Saturday, October 27, 2012

Bullying Vs. I Don't Like You!


In both FIREFLIES and CHURCH SCHOOL BLUES, the storyline involves kids who have conflict with one another, but only BLUES is about bullying.

In FIREFLIES, the conflicts and changes in the relationship of the little girls of Willow Haven isn't bullying. Disagreeing, quarreling and even some name-calling isn't, in my opinion, bullying. Reena and Kittie disliked each other, Daphne and Rhoda had their own dance of admiration vs. jealousy, and eventually Daphne ended up with Rhoda's best friend, but none of that is bullying.

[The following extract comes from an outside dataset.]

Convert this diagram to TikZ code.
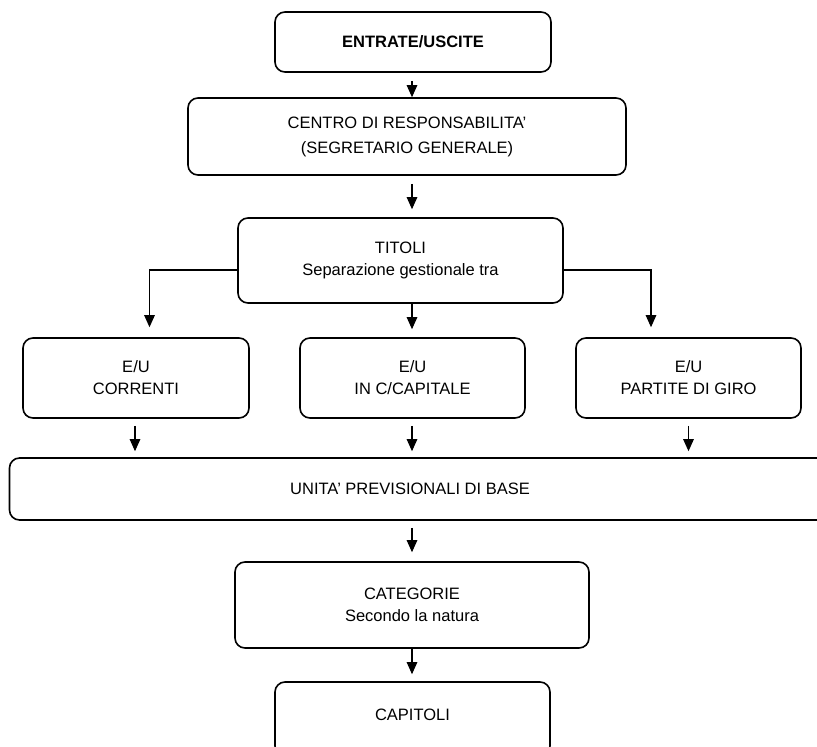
\documentclass[tikz,border=0pt]{standalone}
\usepackage{fontspec}
\setmainfont{Liberation Sans}
\usetikzlibrary{arrows.meta}
\tikzset{
  box/.style={draw, line width=1.6pt, rounded corners=10pt, align=center, inner sep=0pt,
    font={\fontsize{16.5}{22}\selectfont}},
  txt/.style={align=center, inner sep=0pt, font={\fontsize{16.5}{22}\selectfont}},
  arr/.style={-{Triangle[length=12pt,width=10.5pt]}, line width=1.1pt},
}
\begin{document}
\begin{tikzpicture}[x=1pt, y=-1pt]
\useasboundingbox (0,0) rectangle (817,747);
\node[box, minimum width=276pt, minimum height=60pt] (ent) at (413,42) {\textbf{ENTRATE/USCITE}};
\node[box, minimum width=438pt, minimum height=77pt, font={\fontsize{16.5}{25}\selectfont}] (cen) at (407,136.5) {CENTRO DI RESPONSABILITA’\\(SEGRETARIO GENERALE)};
\node[box, minimum width=325pt, minimum height=85pt] (tit) at (400.5,260.5) {TITOLI\\Separazione gestionale tra};
\node[box, minimum width=226pt, minimum height=80pt] (eu1) at (136,378) {E/U\\CORRENTI};
\node[box, minimum width=225pt, minimum height=80pt] (eu2) at (412.5,378) {E/U\\IN C/CAPITALE};
\node[box, minimum width=225pt, minimum height=80pt] (eu3) at (688.5,378) {E/U\\PARTITE DI GIRO};
\node[box, minimum width=821pt, minimum height=62pt] (uni) at (420,489) {};
\node[txt] (unitxt) at (410,489) {UNITA’ PREVISIONALI DI BASE};
\node[box, minimum width=354pt, minimum height=86pt] (cat) at (412,605) {CATEGORIE\\Secondo la natura};
\node[box, minimum width=275pt, minimum height=74pt] (cap) at (412.5,719) {};
\node[txt] (captxt) at (412.5,715) {CAPITOLI};
\coordinate (ax) at (412,0);
\draw[arr, shorten <=8pt] (ax |- ent.south) -- (ax |- cen.north);
\draw[arr, shorten <=8pt, shorten >=8pt] (ax |- cen.south) -- (ax |- tit.north);
\draw[arr, shorten >=8pt] (ax |- tit.south) -- (ax |- eu2.north);
\draw[arr, shorten >=10pt] ([yshift=-9.5pt]tit.west) -| ([xshift=13.5pt]eu1.north);
\draw[arr, shorten >=10pt] ([yshift=-9.5pt]tit.east) -| ([xshift=-37.5pt]eu3.north);
\draw[arr, shorten <=7pt, shorten >=6pt] ([xshift=-1pt]eu1.south) -- ([xshift=-1pt]eu1.south |- uni.north);
\draw[arr, shorten <=7pt, shorten >=6pt] (ax |- eu2.south) -- (ax |- uni.north);
\draw[arr, shorten <=7pt, shorten >=6pt] (eu3.south) -- (eu3.south |- uni.north);
\draw[arr, shorten <=7pt, shorten >=9pt] (ax |- uni.south) -- (ax |- cat.north);
\draw[arr, shorten >=7pt] (ax |- cat.south) -- (ax |- cap.north);
\end{tikzpicture}
\end{document}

Bullying isn't about people disliking each other or even dumping one's best friend. It isn't about coming to blows over who gets to sit by someone they both want to be friends with. Bullying is behavior that is persistent and focused on taking away someone else's power. 

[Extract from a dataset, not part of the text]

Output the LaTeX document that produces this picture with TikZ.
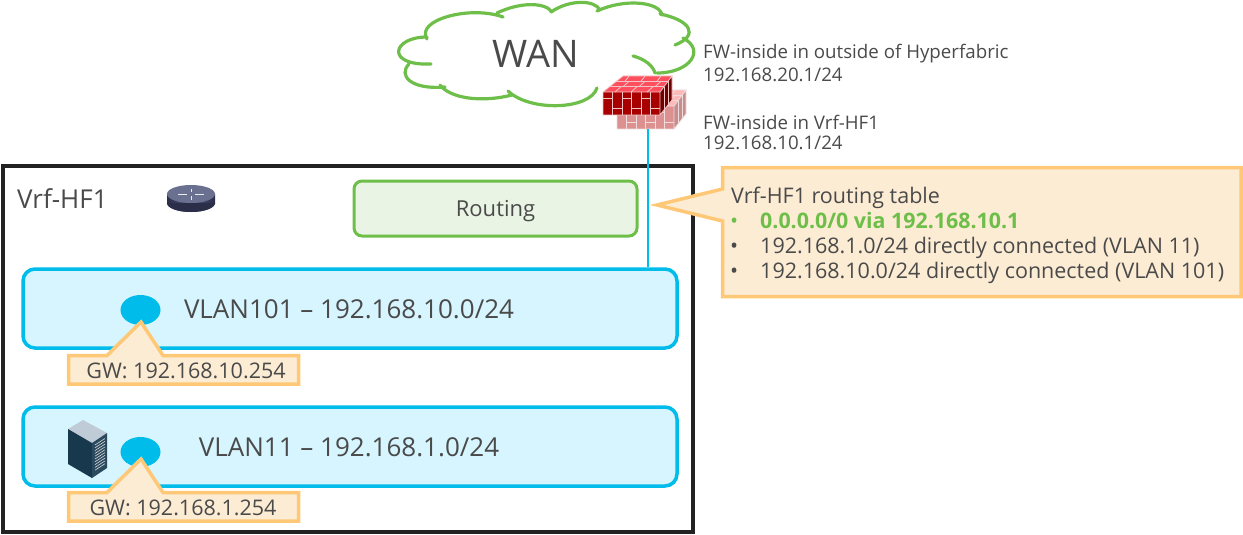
\documentclass[tikz,border=0pt]{standalone}
\usepackage{fontspec}
\setmainfont{Open Sans}
\usepackage{xcolor}
\usetikzlibrary{shapes.geometric}
\definecolor{txtgray}{HTML}{4A4A4A}
\definecolor{cloudgreen}{HTML}{6EBE4A}
\definecolor{routefill}{HTML}{E9F4E4}
\definecolor{vlanblue}{HTML}{00BCEB}
\definecolor{vlanfill}{HTML}{D6F5FE}
\definecolor{noteline}{HTML}{FEC876}
\definecolor{notefill}{HTML}{FDECD4}
\definecolor{framegray}{HTML}{222222}
\definecolor{fwfront}{HTML}{A80000}
\definecolor{fwtop}{HTML}{FF4F5E}
\definecolor{fwside}{HTML}{6E0000}
\definecolor{fwmortar}{HTML}{F2C6C6}
\definecolor{fwbfront}{HTML}{DD9090}
\definecolor{fwbtop}{HTML}{FFB9B9}
\definecolor{fwbside}{HTML}{C78E8E}
\definecolor{fwbmortar}{HTML}{F0DCDC}
\definecolor{srvtop}{HTML}{BFCCD8}
\definecolor{srvleft}{HTML}{17384D}
\definecolor{srvright}{HTML}{2A4A5E}
\definecolor{rtbody}{HTML}{2B2E48}
\definecolor{rtmid}{HTML}{50557A}
\definecolor{rttop}{HTML}{6A7090}

\tikzset{
  lbl/.style={inner sep=0pt,text=txtgray,font=\fontsize{#1}{#1}\selectfont},
  lbl/.default=21.5,
  vlanbox/.style={draw=vlanblue,fill=vlanfill,line width=3.5pt,rounded corners=12pt,minimum width=654pt,minimum height=79pt,inner sep=0pt},
  gwdot/.style={ellipse,fill=vlanblue,minimum width=40pt,minimum height=30pt,inner sep=0pt},
  note/.style={draw=noteline,fill=notefill,line width=3.5pt,line join=miter},
  cloudline/.style={draw=cloudgreen,line width=3.2pt,line cap=round}
}

% x y front top side mortar
\newcommand{\fwall}[6]{
  \begin{scope}[shift={(#1,#2)}]
    \fill[#3] (0,0) rectangle (57,23);
    \fill[#4] (0,0) -- (20,-16) -- (69,-16) -- (57,0) -- cycle;
    \fill[#5] (57,0) -- (69,-16) -- (69,8) -- (57,23) -- cycle;
    \draw[#6,line width=0.8pt] (0,0) rectangle (57,23) (0,0) -- (20,-16) -- (69,-16) -- (57,0) (69,-16) -- (69,8) -- (57,23);
    \foreach \i in {9.5,19,28.5,38,47.5} {
      \draw[#6,line width=0.8pt] (\i,0) -- (\i,23);
    }
    \foreach \i in {0,19,38} {
      \draw[#6,line width=0.8pt] (\i,6) -- (\i+9.5,6) (\i+9.5,16) -- (\i+19,16);
    }
    \draw[#6,line width=0.8pt] (6.7,-5.3) -- (61,-5.3) (13.3,-10.7) -- (65,-10.7);
    \foreach \i in {12,28,44} {
      \draw[#6,line width=0.8pt] (\i,0) -- (\i+6,-5.3) (\i+10,-10.7) -- (\i+14,-16);
    }
    \foreach \i in {20,36,52} {
      \draw[#6,line width=0.8pt] (\i,-5.3) -- (\i+6,-10.7);
    }
    \draw[#6,line width=0.8pt] (61,-5.3) -- (61,18) (65,-10.7) -- (65,13);
  \end{scope}
}

\begin{document}
\begin{tikzpicture}[x=1pt,y=-1pt]
  \useasboundingbox (0,0) rectangle (1243,535);

  % cloud
  \draw[cloudline] (431,64) .. controls (385,66) and (392,37) .. (427,37);
  \draw[cloudline] (427,39) .. controls (415,20) and (470,5) .. (503,17);
  \draw[cloudline] (497,13) .. controls (520,2) and (545,2) .. (552,12);
  \draw[cloudline] (551,12) .. controls (570,-1) and (595,0) .. (600,10);
  \draw[cloudline] (597,11) .. controls (625,-2) and (660,2) .. (662,15);
  \draw[cloudline] (660,14) .. controls (690,20) and (700,35) .. (675,45);
  \draw[cloudline] (683,38) .. controls (706,50) and (690,73) .. (657,73);
  \draw[cloudline] (633,56) .. controls (645,59) and (653,66) .. (655,73);
  \draw[cloudline] (597,88) .. controls (590,110) and (530,112) .. (508,91);
  \draw[cloudline] (512,95) .. controls (480,103) and (450,98) .. (440,85);
  \draw[cloudline] (445,87) .. controls (410,90) and (398,75) .. (409,64);
  \node (wan) at (536,54) [lbl=38] {WAN};

  % firewalls
  \fwall{617}{106}{fwbfront}{fwbtop}{fwbside}{fwbmortar}
  \fwall{603}{92}{fwfront}{fwtop}{fwside}{fwmortar}
  \coordinate (fwport) at (648,129);

  \node (fwout) at (703,54) [lbl=18.7,anchor=west] {FW-inside in outside of Hyperfabric};
  \node (fwoutip) at (703,75) [lbl=18.7,anchor=west] {192.168.20.1/24};
  \node (fwin) at (703,122) [lbl=18.7,anchor=west] {FW-inside in Vrf-HF1};
  \node (fwinip) at (703,143) [lbl=18.7,anchor=west] {192.168.10.1/24};

  % vrf frame
  \node (vrf) at (348,349) [draw=framegray,line width=4pt,minimum width=690pt,minimum height=366pt,inner sep=0pt] {};
  \node (vrfname) at (17,199) [lbl=26,anchor=west] {Vrf-HF1};

  % router
  \fill[rtbody] (191,203) ellipse [x radius=24,y radius=9];
  \shade[left color=rtbody,right color=rtbody,middle color=rtmid] (167,194) rectangle (215,203);
  \fill[rtbody] (167,203) arc[start angle=180,end angle=0,x radius=24,y radius=9] -- (215,203) -- cycle;
  \fill[rttop] (191,194) ellipse [x radius=24,y radius=9];
  \draw[white!85!gray,line width=1pt] (178,194) -- (187,194) (195,194) -- (204,194) (191,188.5) -- (191,192) (191,196) -- (191,199.5);
  \node (router) at (191,198.5) [inner sep=0pt,minimum width=48pt,minimum height=27pt] {};

  \node (routing) at (495.5,208.5) [lbl=22,draw=cloudgreen,fill=routefill,line width=3pt,rounded corners=8pt,minimum width=283pt,minimum height=55pt,text height=16pt,text depth=1pt] {Routing};

  % vlans
  \node (vlan101) at (350,308.5) [vlanbox] {};
  \node (vlan11) at (350,446.5) [vlanbox] {};
  \node (vlan101txt) at (349,309) [lbl=26] {VLAN101 -- 192.168.10.0/24};
  \node (vlan11txt) at (349,447) [lbl=26] {VLAN11 -- 192.168.1.0/24};
  \node (gw101) at (140.5,310) [gwdot] {};
  \node (gw11) at (140.5,452) [gwdot] {};

  \draw[vlanblue,line width=1.6pt] (fwport) -- (fwport |- vlan101.north);

  % server
  \fill[srvtop] (68,429) -- (83,420) -- (107,433) -- (92,443) -- cycle;
  \fill[srvleft] (68,429) -- (92,443) -- (92,478) -- (68,464) -- cycle;
  \fill[srvright] (92,443) -- (107,433) -- (107,468) -- (92,478) -- cycle;
  \foreach \i in {0,...,9} {
    \draw[white!70!gray,line width=0.6pt] (95,445+\i*2.8) -- (105,438.5+\i*2.8);
  }
  \node (server) at (87,449) [inner sep=0pt,minimum width=39pt,minimum height=58pt] {};

  % gateway notes
  \draw[note] (68.5,355.5) -- (107,355.5) -- (141,322) -- (163,355.5) -- (298.5,355.5) -- (298.5,384) -- (68.5,384) -- cycle;
  \node (gw101txt) at (186,371) [lbl] {GW: 192.168.10.254};
  \draw[note] (68.5,492.5) -- (107,492.5) -- (141,459) -- (163,492.5) -- (298.5,492.5) -- (298.5,521) -- (68.5,521) -- cycle;
  \node (gw11txt) at (183,508) [lbl] {GW: 192.168.1.254};

  % routing table
  \draw[note] (722.5,167.5) -- (1241,167.5) -- (1241,296.5) -- (722.5,296.5) -- (722.5,221) -- (657,205) -- (722.5,189) -- cycle;
  \node (rttitle) at (731,203) [lbl,anchor=base west] {Vrf-HF1 routing table};
  \node (bula) at (730,228) [lbl,anchor=base west,text=cloudgreen] {•};
  \node (rta) at (760,228) [lbl,anchor=base west,text=cloudgreen,font=\fontsize{21.4}{21.4}\selectfont\bfseries] {0.0.0.0/0 via 192.168.10.1};
  \node (bulb) at (730,253) [lbl,anchor=base west] {•};
  \node (rtb) at (760,253) [lbl,anchor=base west] {192.168.1.0/24 directly connected (VLAN 11)};
  \node (bulc) at (730,278) [lbl,anchor=base west] {•};
  \node (rtc) at (760,278) [lbl,anchor=base west] {192.168.10.0/24 directly connected (VLAN 101)};
\end{tikzpicture}
\end{document}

Bullying is vampiric behavior. The bully feeds off the fear and pain that they cause in the kid who is vulnerable to them. The bullies in CHURCH SCHOOL BLUES were bored people who craved excitement. Bullying gave them a rush, which they were unable to experience in any other way.

I think this distinction is important while our society is so focused on the issue of bullying.  It is important that people understand the difference between bullying behavior and other behaviors that reflect conflict between personalities.  We don't want to fall into the pitfall of branding kids who misbehave as something they aren't.  The absence of bullies in a school doesn't mean that there will never be a fistfight, or that people won't get their feelings hurt by rejection and snide remarks.  Bully behavior may include the use of fists and the use of rejection and hurtful remarks, but it is more than that.  It is relentless, obsessive, and may continue for years as it did in CHURCH SCHOOL BLUES.

In my other book, PRECIOUS JEWELS, A SEVENTH-DAY ADVENTIST FAMILY SAGA, the Purcell couple had characteristics that fit my definition of bullies.  They were relentless and obsessive in their determination to destroy the reputations of schoolteachers Grace and Ralph Denton, and they continued their campaign from Minnesota to Carolina to have them removed from church membership and barred from teaching in the schools.  Not even the intervention of the highest church authorities in the Dentons' behalf deterred the Purcells from their decades-long efforts to destroy them.  

Granted, the Purcells seemed to me to be more than bullies -- since they were adults, their relentless obsession seems pathological.  With kid bullies, they may grow out of bully behavior when they learn less destructive ways to feel alive, while the Purcells never gave up their craving to consume and destroy.